Cinema Verité

The Bleecker Street Cinema, located on Bleecker near LaGuardia Place (photo: Robert Otter)

SoHo had three local movie theaters in the 1970’s (the ur-Angelikas): Cinematheque, which became the Anthology Film Archives in 1974 and moved to the East Village in 1980, Film Forum, formerly on Watts Street, now on West Houston, and The Bleecker Street Cinema on Bleecker near LaGuardia, none of which ever screened first-run Hollywood films.  Perhaps this was a contributing factor to my poor knowledge of Disney characters, about whom I am learning only now that I have a 3-year-old daughter.

Of the three venues listed above, the only one I frequented as a tween/teen was The Bleecker Street Cinema, which opened in 1962 and closed in 1990.  The Bleecker showed mostly independent films (a term that actually meant something back then) and revivals of (mostly) American and European classics.  Although the theater was not actually in SoHo, it served the SoHo community.  Supposedly François Truffaut referred to it as ” the American Cinématheque.”  It was one of the only cinemas within walking distance from SoHo, and it was also one of the only cinemas that showed films that many in the community wanted to see.
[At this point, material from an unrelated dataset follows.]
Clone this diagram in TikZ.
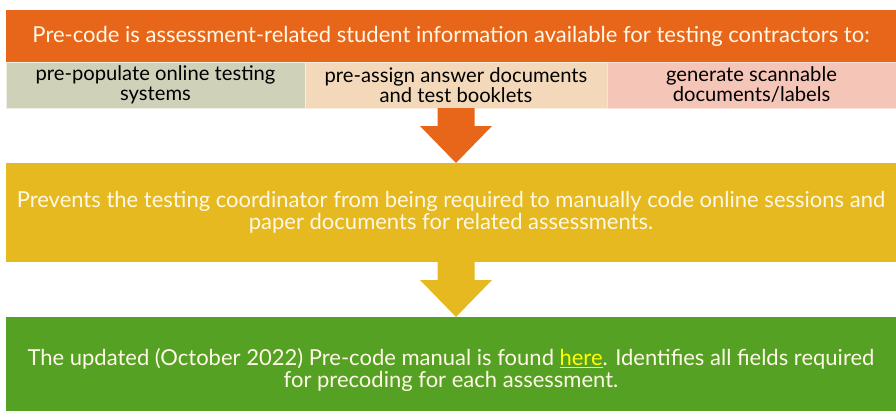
\documentclass[tikz,border=0pt]{standalone}
\usepackage{fontspec}
\setmainfont{Lato}
\usepackage{xcolor}
\usepackage{tikz}
\usetikzlibrary{positioning, calc}

\definecolor{precode}{HTML}{E8661A}
\definecolor{useA}{HTML}{D0D1B9}
\definecolor{useB}{HTML}{F3D9B9}
\definecolor{useC}{HTML}{F5C6B8}
\definecolor{prevent}{HTML}{E5B91F}
\definecolor{manual}{HTML}{55A124}
\definecolor{cream}{HTML}{FFF8E6}
\definecolor{linky}{HTML}{FFFF00}

% block arrow from the bottom of #1 to the top of #2
\newcommand{\blockarr}[3]{%
  \fill[#3] ($(sub2.south |- #1.south)+(-18.5,0)$)
    -- ($(sub2.south |- #1.south)+(18.5,0)$)
    -- ($(sub2.south |- #2.north)+(18.5,-37)$)
    -- ($(sub2.south |- #2.north)+(36,-37)$)
    -- (sub2.south |- #2.north)
    -- ($(sub2.south |- #2.north)+(-36,-37)$)
    -- ($(sub2.south |- #2.north)+(-18.5,-37)$) -- cycle;}

\begin{document}
\begin{tikzpicture}[
  x=1pt, y=-1pt,
  bar/.style={rectangle, minimum width=890pt, inner sep=0pt, outer sep=0pt,
              align=center, text=cream, font=\fontsize{22}{22.5}\selectfont},
  use/.style={rectangle, minimum height=46pt, inner sep=0pt, outer sep=0pt,
              align=center, text=black, font=\fontsize{20.2}{20}\selectfont,
              line width=0.8pt}
]
  \useasboundingbox (0,0) rectangle (896,410);

  \node[bar, fill=precode, minimum height=52pt] (intro) at (451,36)
    {Pre-code is assessment-related student information available for testing contractors to:};

  \node[use, fill=useA, draw=white!65!useA, minimum width=299pt,
        below right=0pt of intro.south west] (sub1)
    {pre-populate online testing\\systems};
  \node[use, fill=useB, draw=white!55!useB, minimum width=302pt,
        right=0pt of sub1] (sub2)
    {pre-assign answer documents\\and test booklets};
  \node[use, fill=useC, draw=white!50!useC, minimum width=289pt,
        right=0pt of sub2] (sub3)
    {generate scannable\\documents/labels};

  \node[bar, fill=prevent, minimum height=99pt] (stop) at (451,212.5)
    {Prevents the testing coordinator from being required to manually code online sessions and\\
     paper documents for related assessments.};

  % runs on past the bottom edge
  \node[bar, fill=manual, minimum height=106pt] (found) at (451,370)
    {The updated (October 2022) Pre-code manual is found \textcolor{linky}{\underline{here}}. Identifies all fields required\\
     for precoding for each assessment.};

  \blockarr{sub2}{stop}{precode}
  \blockarr{stop}{found}{prevent}
\end{tikzpicture}
\end{document}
The last film I remember seeing at the Bleecker Street Cinema was Susan Seidelman’s Desperately Seeking Susan.  The last scene of the film takes place in the Cinema, and I remember thinking how cool and self-referrential it was to be watching a film in which Madonna and Rosanna Arquette were watching a film in the same theater where I was sitting. That was ca. 1987. The authors of a 1979 guide to SoHo write:

…the Bleecker Street  Cinema continues to show some of the best film programs anywhere.  They constantly screen foreign and domestic works that one always meant to see but didn’t, that one is dying to see again, or that surfaced only here, like Jean Marie Straub’s Fortini Cani.  Retrospectives of the work of young directors like Martin Scorcese and Brian DePalma were held recently, with both directors appearing in person.  Each yer, the Bleecker does a series of films selected by the editors of Cahiers du Cinema at which the staff of the noted film journal are present for discussions.  Samurai and sci-fi cultists are not forgotten, nor is any film genre, for that matter. (from Anderson & Archer’s SoHo: The Essential Guide to Art and Life in Lower Manhattan, Simon and Schuster, 1979, page 69)

I was not old enough to fully appreciate the huge contribution the Bleecker made to our community’s culture until its later years.  I attended film screenings there for my film class at Stuyvesant in the mid-1980’s, a course that really opened my eyes to the wonders and beauty of film and taught me how to be an active rather than a merely passive participant in the cinematic experience, and because of that, the Bleecker will always be a place for me that is remembered fondly and sorely missed.